> _RECORDED DATA_
------------------------------------

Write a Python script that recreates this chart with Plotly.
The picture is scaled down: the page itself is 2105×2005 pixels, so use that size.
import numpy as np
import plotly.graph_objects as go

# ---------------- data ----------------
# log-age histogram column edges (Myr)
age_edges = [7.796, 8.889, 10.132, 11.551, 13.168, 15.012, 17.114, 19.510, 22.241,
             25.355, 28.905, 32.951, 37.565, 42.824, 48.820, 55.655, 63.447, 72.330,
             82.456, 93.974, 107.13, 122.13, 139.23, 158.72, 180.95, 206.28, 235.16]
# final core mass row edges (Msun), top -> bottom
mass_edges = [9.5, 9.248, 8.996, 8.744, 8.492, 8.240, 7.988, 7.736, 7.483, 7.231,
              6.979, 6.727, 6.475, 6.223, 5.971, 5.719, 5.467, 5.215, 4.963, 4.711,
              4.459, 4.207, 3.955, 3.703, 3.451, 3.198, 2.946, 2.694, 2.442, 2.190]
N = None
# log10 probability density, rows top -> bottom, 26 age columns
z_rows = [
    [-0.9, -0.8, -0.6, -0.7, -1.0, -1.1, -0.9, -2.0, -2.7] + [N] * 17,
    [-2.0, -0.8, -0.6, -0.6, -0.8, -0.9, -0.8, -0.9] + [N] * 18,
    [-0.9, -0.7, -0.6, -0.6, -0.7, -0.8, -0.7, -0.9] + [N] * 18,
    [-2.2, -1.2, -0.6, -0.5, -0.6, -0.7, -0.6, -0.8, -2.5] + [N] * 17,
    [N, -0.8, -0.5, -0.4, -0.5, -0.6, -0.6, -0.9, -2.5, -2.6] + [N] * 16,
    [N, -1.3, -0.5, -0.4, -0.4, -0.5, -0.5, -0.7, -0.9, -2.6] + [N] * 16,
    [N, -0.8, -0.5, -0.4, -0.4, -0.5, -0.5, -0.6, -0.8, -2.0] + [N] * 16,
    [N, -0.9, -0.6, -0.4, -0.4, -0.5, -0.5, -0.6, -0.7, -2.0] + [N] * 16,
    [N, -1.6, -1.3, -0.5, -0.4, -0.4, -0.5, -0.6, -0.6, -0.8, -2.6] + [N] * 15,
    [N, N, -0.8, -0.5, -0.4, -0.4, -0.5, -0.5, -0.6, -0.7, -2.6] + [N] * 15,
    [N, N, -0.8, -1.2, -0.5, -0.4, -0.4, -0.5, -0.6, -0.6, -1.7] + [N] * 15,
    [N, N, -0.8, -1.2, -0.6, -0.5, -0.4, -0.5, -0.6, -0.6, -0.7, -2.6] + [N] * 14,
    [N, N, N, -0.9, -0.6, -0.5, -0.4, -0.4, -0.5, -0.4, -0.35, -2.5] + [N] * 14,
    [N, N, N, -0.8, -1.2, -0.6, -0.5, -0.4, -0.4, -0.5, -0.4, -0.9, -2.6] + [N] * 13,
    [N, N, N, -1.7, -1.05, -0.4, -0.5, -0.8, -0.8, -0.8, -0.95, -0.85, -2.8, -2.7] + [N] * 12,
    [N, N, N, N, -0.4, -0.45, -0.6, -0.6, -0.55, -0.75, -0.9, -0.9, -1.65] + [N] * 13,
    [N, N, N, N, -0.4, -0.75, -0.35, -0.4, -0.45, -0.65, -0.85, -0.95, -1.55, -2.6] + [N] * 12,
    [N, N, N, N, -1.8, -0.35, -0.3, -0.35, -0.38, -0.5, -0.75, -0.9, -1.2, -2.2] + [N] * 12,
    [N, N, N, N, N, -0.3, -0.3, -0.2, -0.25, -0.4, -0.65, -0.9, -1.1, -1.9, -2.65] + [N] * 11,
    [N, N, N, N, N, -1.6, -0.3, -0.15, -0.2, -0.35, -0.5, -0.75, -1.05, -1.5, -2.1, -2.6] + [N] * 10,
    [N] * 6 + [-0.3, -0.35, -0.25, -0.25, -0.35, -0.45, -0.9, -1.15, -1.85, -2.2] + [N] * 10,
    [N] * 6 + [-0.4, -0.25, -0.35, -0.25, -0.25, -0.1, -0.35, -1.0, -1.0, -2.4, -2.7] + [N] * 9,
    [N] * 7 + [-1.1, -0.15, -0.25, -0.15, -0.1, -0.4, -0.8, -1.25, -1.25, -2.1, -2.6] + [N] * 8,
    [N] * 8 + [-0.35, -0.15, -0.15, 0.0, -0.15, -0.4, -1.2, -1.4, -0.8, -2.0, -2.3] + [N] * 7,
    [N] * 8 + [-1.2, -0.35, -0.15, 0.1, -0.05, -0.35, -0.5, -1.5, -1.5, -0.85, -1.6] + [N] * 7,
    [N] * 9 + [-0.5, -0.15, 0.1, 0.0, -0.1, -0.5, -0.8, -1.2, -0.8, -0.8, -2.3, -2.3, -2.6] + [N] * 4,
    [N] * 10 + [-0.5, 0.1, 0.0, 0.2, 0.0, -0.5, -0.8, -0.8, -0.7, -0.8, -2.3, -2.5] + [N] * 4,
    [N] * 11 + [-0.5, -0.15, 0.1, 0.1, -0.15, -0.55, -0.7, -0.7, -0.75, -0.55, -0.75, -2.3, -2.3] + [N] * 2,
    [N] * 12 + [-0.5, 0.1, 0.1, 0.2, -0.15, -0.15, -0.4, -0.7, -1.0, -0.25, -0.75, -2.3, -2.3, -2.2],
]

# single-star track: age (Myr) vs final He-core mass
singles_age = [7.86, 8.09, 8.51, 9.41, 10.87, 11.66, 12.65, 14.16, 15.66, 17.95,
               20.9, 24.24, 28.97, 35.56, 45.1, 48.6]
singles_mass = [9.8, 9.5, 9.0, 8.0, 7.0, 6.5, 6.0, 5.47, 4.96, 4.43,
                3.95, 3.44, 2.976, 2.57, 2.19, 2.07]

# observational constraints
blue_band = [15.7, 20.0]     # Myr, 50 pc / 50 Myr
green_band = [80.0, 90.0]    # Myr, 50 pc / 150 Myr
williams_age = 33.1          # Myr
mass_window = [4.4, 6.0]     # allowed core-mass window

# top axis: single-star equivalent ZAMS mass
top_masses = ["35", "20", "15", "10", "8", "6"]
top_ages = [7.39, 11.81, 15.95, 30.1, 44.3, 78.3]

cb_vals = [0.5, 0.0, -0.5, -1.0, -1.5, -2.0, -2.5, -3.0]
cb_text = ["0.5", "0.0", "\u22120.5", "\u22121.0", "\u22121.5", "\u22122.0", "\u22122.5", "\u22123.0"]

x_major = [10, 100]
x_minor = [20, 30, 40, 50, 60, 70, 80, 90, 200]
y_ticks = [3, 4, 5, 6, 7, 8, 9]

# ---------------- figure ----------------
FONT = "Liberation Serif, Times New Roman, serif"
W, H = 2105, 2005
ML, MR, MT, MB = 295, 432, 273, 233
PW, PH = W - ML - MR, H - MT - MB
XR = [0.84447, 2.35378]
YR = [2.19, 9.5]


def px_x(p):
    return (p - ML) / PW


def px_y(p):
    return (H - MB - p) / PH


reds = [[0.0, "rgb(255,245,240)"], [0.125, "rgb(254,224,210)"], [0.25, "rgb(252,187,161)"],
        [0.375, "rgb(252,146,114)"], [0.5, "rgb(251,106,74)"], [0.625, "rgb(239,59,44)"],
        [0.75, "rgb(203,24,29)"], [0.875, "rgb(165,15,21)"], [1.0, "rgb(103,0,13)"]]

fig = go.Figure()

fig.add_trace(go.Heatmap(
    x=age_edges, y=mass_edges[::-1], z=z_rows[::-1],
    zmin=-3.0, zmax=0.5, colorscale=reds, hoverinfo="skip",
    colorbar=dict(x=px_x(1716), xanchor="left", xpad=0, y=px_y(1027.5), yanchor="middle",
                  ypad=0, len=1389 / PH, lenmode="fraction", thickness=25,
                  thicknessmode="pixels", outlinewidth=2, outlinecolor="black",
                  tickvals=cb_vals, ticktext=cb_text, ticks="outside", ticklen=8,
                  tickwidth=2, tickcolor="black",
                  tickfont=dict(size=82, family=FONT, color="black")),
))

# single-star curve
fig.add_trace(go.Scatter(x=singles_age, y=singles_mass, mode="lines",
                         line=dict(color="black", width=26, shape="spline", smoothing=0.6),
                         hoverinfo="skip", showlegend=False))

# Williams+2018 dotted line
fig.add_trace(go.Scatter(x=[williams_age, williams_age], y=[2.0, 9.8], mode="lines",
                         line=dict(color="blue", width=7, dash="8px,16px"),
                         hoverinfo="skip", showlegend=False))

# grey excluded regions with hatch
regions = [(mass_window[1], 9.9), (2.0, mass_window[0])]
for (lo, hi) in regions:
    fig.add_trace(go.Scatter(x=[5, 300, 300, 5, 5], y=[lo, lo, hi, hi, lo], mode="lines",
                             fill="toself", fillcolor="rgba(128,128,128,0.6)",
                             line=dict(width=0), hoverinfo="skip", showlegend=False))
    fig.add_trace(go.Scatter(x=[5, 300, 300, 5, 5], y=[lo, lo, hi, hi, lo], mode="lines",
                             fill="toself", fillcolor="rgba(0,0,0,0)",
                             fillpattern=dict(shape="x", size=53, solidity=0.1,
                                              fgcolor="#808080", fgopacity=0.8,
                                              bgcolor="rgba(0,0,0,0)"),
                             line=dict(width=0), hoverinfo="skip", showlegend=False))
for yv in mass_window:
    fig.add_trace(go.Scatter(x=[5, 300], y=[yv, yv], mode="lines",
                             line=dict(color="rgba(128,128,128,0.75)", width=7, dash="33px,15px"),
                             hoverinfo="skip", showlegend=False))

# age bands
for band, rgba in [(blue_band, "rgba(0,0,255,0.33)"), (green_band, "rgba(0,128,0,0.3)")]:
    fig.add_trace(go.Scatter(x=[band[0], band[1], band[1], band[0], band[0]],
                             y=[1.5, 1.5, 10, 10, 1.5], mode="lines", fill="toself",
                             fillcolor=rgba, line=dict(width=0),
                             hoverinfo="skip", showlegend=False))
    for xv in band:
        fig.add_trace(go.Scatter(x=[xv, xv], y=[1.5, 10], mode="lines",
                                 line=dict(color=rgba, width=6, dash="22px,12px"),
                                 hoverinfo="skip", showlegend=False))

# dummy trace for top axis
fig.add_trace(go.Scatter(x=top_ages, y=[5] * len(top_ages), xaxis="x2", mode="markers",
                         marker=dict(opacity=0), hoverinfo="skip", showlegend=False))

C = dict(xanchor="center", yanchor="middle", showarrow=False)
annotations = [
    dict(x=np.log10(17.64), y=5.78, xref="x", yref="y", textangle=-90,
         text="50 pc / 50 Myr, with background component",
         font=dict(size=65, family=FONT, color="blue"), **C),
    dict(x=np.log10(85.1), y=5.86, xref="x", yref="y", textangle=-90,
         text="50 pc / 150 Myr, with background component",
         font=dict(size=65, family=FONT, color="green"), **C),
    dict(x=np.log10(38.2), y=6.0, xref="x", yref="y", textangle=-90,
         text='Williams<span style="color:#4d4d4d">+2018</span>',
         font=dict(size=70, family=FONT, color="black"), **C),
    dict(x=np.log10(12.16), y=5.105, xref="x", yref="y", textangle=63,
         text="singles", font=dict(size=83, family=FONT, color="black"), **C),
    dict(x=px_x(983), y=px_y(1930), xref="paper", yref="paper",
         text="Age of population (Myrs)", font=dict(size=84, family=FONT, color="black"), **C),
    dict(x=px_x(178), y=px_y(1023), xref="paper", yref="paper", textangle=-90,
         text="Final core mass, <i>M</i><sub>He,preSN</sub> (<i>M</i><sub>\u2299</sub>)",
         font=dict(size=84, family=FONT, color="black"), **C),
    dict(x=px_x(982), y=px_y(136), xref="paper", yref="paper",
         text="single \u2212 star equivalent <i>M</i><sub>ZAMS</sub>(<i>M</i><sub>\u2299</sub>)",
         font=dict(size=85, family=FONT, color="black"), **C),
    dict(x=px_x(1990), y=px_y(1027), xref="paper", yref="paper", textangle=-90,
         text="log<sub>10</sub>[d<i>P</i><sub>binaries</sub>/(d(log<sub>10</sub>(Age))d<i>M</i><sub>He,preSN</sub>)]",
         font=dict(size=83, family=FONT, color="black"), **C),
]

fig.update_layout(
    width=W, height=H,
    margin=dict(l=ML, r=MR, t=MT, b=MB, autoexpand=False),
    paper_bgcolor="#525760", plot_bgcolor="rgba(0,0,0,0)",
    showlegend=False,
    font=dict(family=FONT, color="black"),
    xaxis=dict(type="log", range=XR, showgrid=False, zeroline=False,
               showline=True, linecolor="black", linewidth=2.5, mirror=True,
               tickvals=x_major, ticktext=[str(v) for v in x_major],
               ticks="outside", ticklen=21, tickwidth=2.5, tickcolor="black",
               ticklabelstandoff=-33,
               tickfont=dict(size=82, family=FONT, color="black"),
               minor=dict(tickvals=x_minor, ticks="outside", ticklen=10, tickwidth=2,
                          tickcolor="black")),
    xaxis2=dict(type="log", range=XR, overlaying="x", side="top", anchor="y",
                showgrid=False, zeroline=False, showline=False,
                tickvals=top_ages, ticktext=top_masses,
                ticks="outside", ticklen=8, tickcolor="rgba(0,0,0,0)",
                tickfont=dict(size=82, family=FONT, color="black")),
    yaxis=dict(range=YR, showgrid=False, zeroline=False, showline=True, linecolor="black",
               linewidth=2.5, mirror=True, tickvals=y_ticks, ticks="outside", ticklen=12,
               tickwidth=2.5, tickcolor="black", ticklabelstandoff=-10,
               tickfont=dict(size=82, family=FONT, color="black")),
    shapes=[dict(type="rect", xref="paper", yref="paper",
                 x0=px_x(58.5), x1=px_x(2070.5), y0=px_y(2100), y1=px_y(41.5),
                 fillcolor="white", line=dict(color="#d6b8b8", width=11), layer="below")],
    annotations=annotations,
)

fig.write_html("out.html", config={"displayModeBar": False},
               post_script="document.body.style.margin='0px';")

------------------------------------

> _DIRECTIVE_
Exactly reproduce the stretch from the line with "The picture is" through the line with "import plotly.graph_objects as go", including both ends and nothing else.

> _COMPLETED EXERCISE_
The picture is scaled down: the page itself is 2105×2005 pixels, so use that size.
import numpy as np
import plotly.graph_objects as go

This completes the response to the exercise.